Eight Del Rio seniors sign to play college sports
Mia Hernandez chose UTSA after a summer cheer camp, one of eight Del Rio High seniors honored as they headed to college sports.

Eight Del Rio High School seniors turned Carl P. Guys Memorial Gymnasium into a launch point for the next stage of their athletic careers, with signings that stretched from cheerleading to golf and sent Del Rio talent on to college programs in Texas and beyond.
Among the seniors recognized May 24, 2026, cheer co-captain Mia Hernandez said a summer cheer camp helped seal her decision to continue at the University of Texas at San Antonio. Baseball player Alex Richter headed to Our Lady of the Lake University, and two-sport athlete Antonio Padilla will compete in both cross-country and track there. Samuel Curtis is committed to run for Texas A&M-Kingsville. The ceremony also included four other Del Rio seniors whose next steps were celebrated by family, coaches and teammates gathered in the gym.

The event showed how Del Rio High has built a steady pipeline to college athletics. The school’s signees have become a spring fixture at Carl P. Guys Memorial Gymnasium, with seven student-athletes signing there in 2024 and five seniors doing the same in 2023. That kind of consistency matters in a community where high school sports are one of the most visible routes to higher education and where each new signing gives younger athletes a concrete example of what is possible.

Support systems were on display throughout the ceremony. Padilla credited his parents, head cross-country coach Vicky Perez and the Code Blue Track Club, underscoring how families, school coaches and outside training resources can shape a student-athlete’s path.
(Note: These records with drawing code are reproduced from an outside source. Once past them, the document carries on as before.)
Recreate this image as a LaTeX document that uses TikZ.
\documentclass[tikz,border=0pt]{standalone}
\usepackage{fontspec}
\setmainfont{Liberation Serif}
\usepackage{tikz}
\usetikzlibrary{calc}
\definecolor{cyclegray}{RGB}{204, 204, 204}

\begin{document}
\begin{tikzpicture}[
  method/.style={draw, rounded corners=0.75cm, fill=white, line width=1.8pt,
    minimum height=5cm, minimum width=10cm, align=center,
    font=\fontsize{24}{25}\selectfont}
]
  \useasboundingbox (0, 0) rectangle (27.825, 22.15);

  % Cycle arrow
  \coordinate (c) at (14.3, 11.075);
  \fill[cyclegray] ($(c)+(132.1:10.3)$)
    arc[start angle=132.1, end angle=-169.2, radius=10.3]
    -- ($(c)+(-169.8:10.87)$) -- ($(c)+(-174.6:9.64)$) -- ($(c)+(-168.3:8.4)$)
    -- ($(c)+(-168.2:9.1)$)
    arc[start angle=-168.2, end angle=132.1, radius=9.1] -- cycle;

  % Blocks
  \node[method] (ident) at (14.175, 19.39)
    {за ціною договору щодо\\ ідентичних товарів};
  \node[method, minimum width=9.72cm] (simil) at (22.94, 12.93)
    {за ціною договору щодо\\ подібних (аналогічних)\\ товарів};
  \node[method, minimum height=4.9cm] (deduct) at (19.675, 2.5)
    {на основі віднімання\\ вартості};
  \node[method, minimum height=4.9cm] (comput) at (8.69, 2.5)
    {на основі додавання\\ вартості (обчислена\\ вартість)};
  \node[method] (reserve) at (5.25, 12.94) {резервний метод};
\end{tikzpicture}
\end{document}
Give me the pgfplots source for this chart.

Nearly all of the seniors were joined by family members, and each was encouraged to address the crowd, making the morning as much about community recognition as individual achievement.

Del Rio’s athletic leadership has treated signing day as more than a photo opportunity. In earlier ceremonies, San Felipe Del Rio CISD Athletic Director Frenchey McCrea Jr. said the events are exciting and help younger athletes aspire to the same opportunity. This year’s group reinforced that message at a time when college costs, recruiting access and travel opportunities can shape who gets to continue competing. For Del Rio High, the gym’s signing-day tradition has become a public measure of how well the school is preparing students to move from local competition to college-level opportunity.